> [The task]: Print every entry word for word, but omit the pictures.

> [Exercise materials]:
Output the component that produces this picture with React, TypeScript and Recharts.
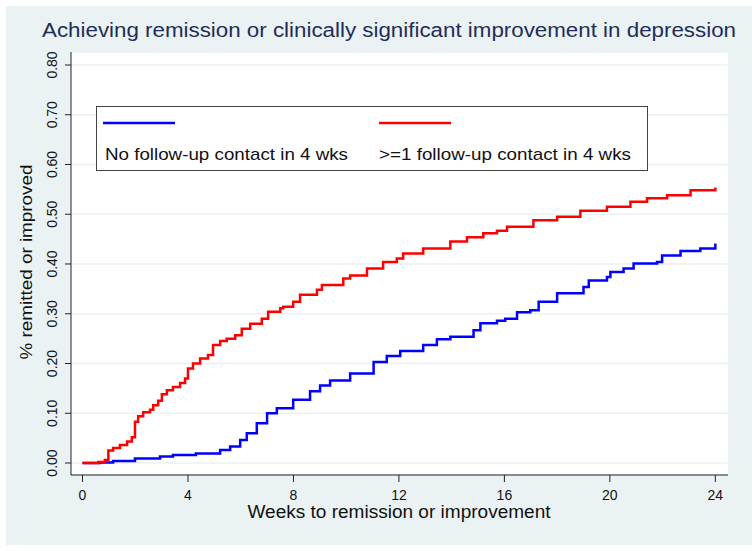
import { LineChart, Line, XAxis, YAxis, CartesianGrid } from "recharts";

// weeks / proportion for "No follow-up contact in 4 wks"
const noContactWeeks = [0, 0.66, 1.16, 1.99, 2.94, 3.43, 4.3, 5.22, 5.6, 5.98, 6.23, 6.61, 7.0, 7.37, 7.99, 8.63, 9.01, 9.39, 10.15, 11.04, 11.54, 12.05, 12.92, 13.44, 13.95, 14.83, 15.09, 15.72, 16.03, 16.48, 16.98, 17.3, 18.0, 19.0, 19.2, 19.89, 20.02, 20.52, 20.9, 21.79, 21.98, 22.68, 23.43, 24.0];
const noContactRate = [0, 0.001, 0.004, 0.009, 0.013, 0.016, 0.019, 0.026, 0.033, 0.046, 0.06, 0.08, 0.1, 0.11, 0.127, 0.144, 0.156, 0.166, 0.18, 0.203, 0.215, 0.225, 0.237, 0.249, 0.254, 0.267, 0.281, 0.286, 0.29, 0.303, 0.307, 0.324, 0.341, 0.354, 0.367, 0.374, 0.384, 0.391, 0.401, 0.404, 0.417, 0.426, 0.431, 0.441];

// weeks / proportion for ">=1 follow-up contact in 4 wks"
const contactWeeks = [0, 0.6, 0.85, 0.98, 1.16, 1.42, 1.69, 1.87, 1.99, 2.11, 2.3, 2.56, 2.68, 2.87, 3.01, 3.2, 3.43, 3.7, 3.89, 4.0, 4.19, 4.46, 4.76, 4.95, 5.22, 5.47, 5.79, 6.04, 6.36, 6.8, 7.04, 7.5, 7.61, 7.99, 8.25, 8.89, 9.08, 9.89, 10.15, 10.79, 11.4, 11.92, 12.16, 12.92, 13.95, 14.58, 15.2, 15.72, 16.1, 17.1, 18.0, 18.88, 19.89, 20.78, 21.41, 22.17, 23.06, 24.0];
const contactRate = [0, 0.002, 0.006, 0.025, 0.03, 0.036, 0.043, 0.052, 0.083, 0.094, 0.102, 0.107, 0.116, 0.125, 0.138, 0.146, 0.153, 0.161, 0.17, 0.19, 0.2, 0.21, 0.217, 0.237, 0.245, 0.25, 0.257, 0.27, 0.28, 0.29, 0.304, 0.311, 0.314, 0.324, 0.338, 0.348, 0.358, 0.371, 0.377, 0.391, 0.404, 0.411, 0.421, 0.431, 0.445, 0.454, 0.462, 0.467, 0.475, 0.488, 0.495, 0.507, 0.515, 0.525, 0.532, 0.538, 0.548, 0.554];

const xTicks = [0, 4, 8, 12, 16, 20, 24];
const yTicks = [0, 0.1, 0.2, 0.3, 0.4, 0.5, 0.6, 0.7, 0.8];

const noContact = noContactWeeks.map((w, i) => ({ week: w, rate: noContactRate[i] }));
const contact = contactWeeks.map((w, i) => ({ week: w, rate: contactRate[i] }));

const font = "'Liberation Sans', Arial, Helvetica, sans-serif";
const bg = "#EAF2F3";

function XTick(props: any) {
  const { x, payload } = props;
  return (
    <text x={x} y={500} textAnchor="middle" fontSize={14} fontFamily={font} fill="#111">
      {payload.value}
    </text>
  );
}

function YTick(props: any) {
  const { y, payload } = props;
  return (
    <text
      x={57}
      y={y}
      transform={`rotate(-90, 57, ${y})`}
      textAnchor="middle"
      fontSize={14}
      fontFamily={font}
      fill="#111"
    >
      {Number(payload.value).toFixed(2)}
    </text>
  );
}

export default function App() {
  return (
    <div style={{ position: "absolute", left: 0, top: 0, width: 752, height: 551, background: "#fff" }}>
      <div style={{ position: "absolute", left: 6, top: 6, width: 746, height: 539, background: bg }} />
      <div style={{ position: "absolute", left: 0, top: 0 }}>
        <LineChart width={752} height={551} margin={{ top: 52, right: 24, bottom: 46, left: 31 }}>
          <CartesianGrid vertical={false} stroke={bg} strokeWidth={1.5} fill="#ffffff" />
          <XAxis
            dataKey="week"
            type="number"
            domain={[-0.436, 24.48]}
            ticks={xTicks}
            allowDataOverflow
            height={30}
            tickSize={7}
            tick={<XTick />}
            stroke="#222"
          />
          <YAxis
            type="number"
            domain={[-0.0241, 0.8261]}
            ticks={yTicks}
            allowDataOverflow
            width={40}
            tickSize={6}
            tick={<YTick />}
            stroke="#222"
          />
          <Line
            data={noContact}
            dataKey="rate"
            type="stepAfter"
            stroke="#0000ff"
            strokeWidth={2.5}
            dot={false}
            isAnimationActive={false}
          />
          <Line
            data={contact}
            dataKey="rate"
            type="stepAfter"
            stroke="#ff0000"
            strokeWidth={2.5}
            dot={false}
            isAnimationActive={false}
          />
        </LineChart>
      </div>
      <svg width={752} height={551} style={{ position: "absolute", left: 0, top: 0, pointerEvents: "none" }}>
        <text x={42} y={36.5} fontSize={20} fontFamily={font} fill="#1f2d5a" textLength={694} lengthAdjust="spacingAndGlyphs">
          Achieving remission or clinically significant improvement in depression
        </text>
        <text
          x={32}
          y={262}
          transform="rotate(-90, 32, 262)"
          textAnchor="middle"
          fontSize={17}
          fontFamily={font}
          fill="#111"
          textLength={195}
          lengthAdjust="spacingAndGlyphs"
        >
          % remitted or improved
        </text>
        <text x={399} y={518} textAnchor="middle" fontSize={18} fontFamily={font} fill="#111" textLength={303} lengthAdjust="spacingAndGlyphs">
          Weeks to remission or improvement
        </text>
        <rect x={96.5} y={106.5} width={551} height={64} fill="#fff" stroke="#444" strokeWidth={1} />
        <line x1={103} y1={123} x2={175} y2={123} stroke="#0000ff" strokeWidth={2.5} />
        <line x1={379} y1={123} x2={451} y2={123} stroke="#ff0000" strokeWidth={2.5} />
        <text x={105} y={160} fontSize={17} fontFamily={font} fill="#111" textLength={243} lengthAdjust="spacingAndGlyphs">
          No follow-up contact in 4 wks
        </text>
        <text x={379} y={160} fontSize={17} fontFamily={font} fill="#111" textLength={252} lengthAdjust="spacingAndGlyphs">
          &gt;=1 follow-up contact in 4 wks
        </text>
      </svg>
    </div>
  );
}
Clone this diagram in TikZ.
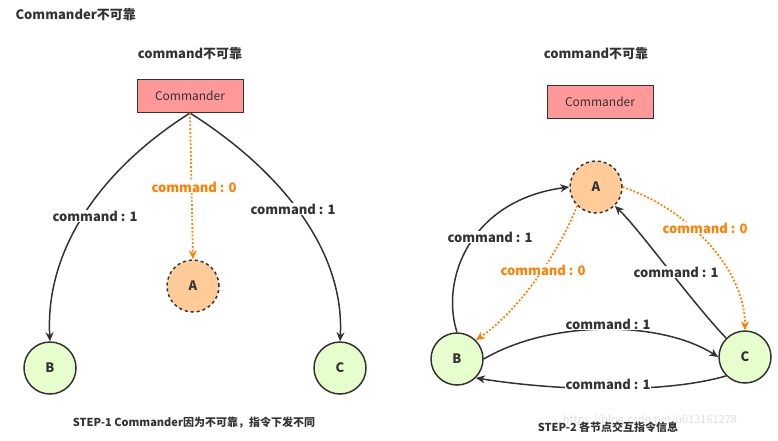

> [Solution]:
Output the component that produces this picture with React, TypeScript and Recharts.
import { LineChart, Line, XAxis, YAxis, CartesianGrid } from "recharts";

// weeks / proportion for "No follow-up contact in 4 wks"
const noContactWeeks = [0, 0.66, 1.16, 1.99, 2.94, 3.43, 4.3, 5.22, 5.6, 5.98, 6.23, 6.61, 7.0, 7.37, 7.99, 8.63, 9.01, 9.39, 10.15, 11.04, 11.54, 12.05, 12.92, 13.44, 13.95, 14.83, 15.09, 15.72, 16.03, 16.48, 16.98, 17.3, 18.0, 19.0, 19.2, 19.89, 20.02, 20.52, 20.9, 21.79, 21.98, 22.68, 23.43, 24.0];
const noContactRate = [0, 0.001, 0.004, 0.009, 0.013, 0.016, 0.019, 0.026, 0.033, 0.046, 0.06, 0.08, 0.1, 0.11, 0.127, 0.144, 0.156, 0.166, 0.18, 0.203, 0.215, 0.225, 0.237, 0.249, 0.254, 0.267, 0.281, 0.286, 0.29, 0.303, 0.307, 0.324, 0.341, 0.354, 0.367, 0.374, 0.384, 0.391, 0.401, 0.404, 0.417, 0.426, 0.431, 0.441];

// weeks / proportion for ">=1 follow-up contact in 4 wks"
const contactWeeks = [0, 0.6, 0.85, 0.98, 1.16, 1.42, 1.69, 1.87, 1.99, 2.11, 2.3, 2.56, 2.68, 2.87, 3.01, 3.2, 3.43, 3.7, 3.89, 4.0, 4.19, 4.46, 4.76, 4.95, 5.22, 5.47, 5.79, 6.04, 6.36, 6.8, 7.04, 7.5, 7.61, 7.99, 8.25, 8.89, 9.08, 9.89, 10.15, 10.79, 11.4, 11.92, 12.16, 12.92, 13.95, 14.58, 15.2, 15.72, 16.1, 17.1, 18.0, 18.88, 19.89, 20.78, 21.41, 22.17, 23.06, 24.0];
const contactRate = [0, 0.002, 0.006, 0.025, 0.03, 0.036, 0.043, 0.052, 0.083, 0.094, 0.102, 0.107, 0.116, 0.125, 0.138, 0.146, 0.153, 0.161, 0.17, 0.19, 0.2, 0.21, 0.217, 0.237, 0.245, 0.25, 0.257, 0.27, 0.28, 0.29, 0.304, 0.311, 0.314, 0.324, 0.338, 0.348, 0.358, 0.371, 0.377, 0.391, 0.404, 0.411, 0.421, 0.431, 0.445, 0.454, 0.462, 0.467, 0.475, 0.488, 0.495, 0.507, 0.515, 0.525, 0.532, 0.538, 0.548, 0.554];

const xTicks = [0, 4, 8, 12, 16, 20, 24];
const yTicks = [0, 0.1, 0.2, 0.3, 0.4, 0.5, 0.6, 0.7, 0.8];

const noContact = noContactWeeks.map((w, i) => ({ week: w, rate: noContactRate[i] }));
const contact = contactWeeks.map((w, i) => ({ week: w, rate: contactRate[i] }));

const font = "'Liberation Sans', Arial, Helvetica, sans-serif";
const bg = "#EAF2F3";

function XTick(props: any) {
  const { x, payload } = props;
  return (
    <text x={x} y={500} textAnchor="middle" fontSize={14} fontFamily={font} fill="#111">
      {payload.value}
    </text>
  );
}

function YTick(props: any) {
  const { y, payload } = props;
  return (
    <text
      x={57}
      y={y}
      transform={`rotate(-90, 57, ${y})`}
      textAnchor="middle"
      fontSize={14}
      fontFamily={font}
      fill="#111"
    >
      {Number(payload.value).toFixed(2)}
    </text>
  );
}

export default function App() {
  return (
    <div style={{ position: "absolute", left: 0, top: 0, width: 752, height: 551, background: "#fff" }}>
      <div style={{ position: "absolute", left: 6, top: 6, width: 746, height: 539, background: bg }} />
      <div style={{ position: "absolute", left: 0, top: 0 }}>
        <LineChart width={752} height={551} margin={{ top: 52, right: 24, bottom: 46, left: 31 }}>
          <CartesianGrid vertical={false} stroke={bg} strokeWidth={1.5} fill="#ffffff" />
          <XAxis
            dataKey="week"
            type="number"
            domain={[-0.436, 24.48]}
            ticks={xTicks}
            allowDataOverflow
            height={30}
            tickSize={7}
            tick={<XTick />}
            stroke="#222"
          />
          <YAxis
            type="number"
            domain={[-0.0241, 0.8261]}
            ticks={yTicks}
            allowDataOverflow
            width={40}
            tickSize={6}
            tick={<YTick />}
            stroke="#222"
          />
          <Line
            data={noContact}
            dataKey="rate"
            type="stepAfter"
            stroke="#0000ff"
            strokeWidth={2.5}
            dot={false}
            isAnimationActive={false}
          />
          <Line
            data={contact}
            dataKey="rate"
            type="stepAfter"
            stroke="#ff0000"
            strokeWidth={2.5}
            dot={false}
            isAnimationActive={false}
          />
        </LineChart>
      </div>
      <svg width={752} height={551} style={{ position: "absolute", left: 0, top: 0, pointerEvents: "none" }}>
        <text x={42} y={36.5} fontSize={20} fontFamily={font} fill="#1f2d5a" textLength={694} lengthAdjust="spacingAndGlyphs">
          Achieving remission or clinically significant improvement in depression
        </text>
        <text
          x={32}
          y={262}
          transform="rotate(-90, 32, 262)"
          textAnchor="middle"
          fontSize={17}
          fontFamily={font}
          fill="#111"
          textLength={195}
          lengthAdjust="spacingAndGlyphs"
        >
          % remitted or improved
        </text>
        <text x={399} y={518} textAnchor="middle" fontSize={18} fontFamily={font} fill="#111" textLength={303} lengthAdjust="spacingAndGlyphs">
          Weeks to remission or improvement
        </text>
        <rect x={96.5} y={106.5} width={551} height={64} fill="#fff" stroke="#444" strokeWidth={1} />
        <line x1={103} y1={123} x2={175} y2={123} stroke="#0000ff" strokeWidth={2.5} />
        <line x1={379} y1={123} x2={451} y2={123} stroke="#ff0000" strokeWidth={2.5} />
        <text x={105} y={160} fontSize={17} fontFamily={font} fill="#111" textLength={243} lengthAdjust="spacingAndGlyphs">
          No follow-up contact in 4 wks
        </text>
        <text x={379} y={160} fontSize={17} fontFamily={font} fill="#111" textLength={252} lengthAdjust="spacingAndGlyphs">
          &gt;=1 follow-up contact in 4 wks
        </text>
      </svg>
    </div>
  );
}
Clone this diagram in TikZ.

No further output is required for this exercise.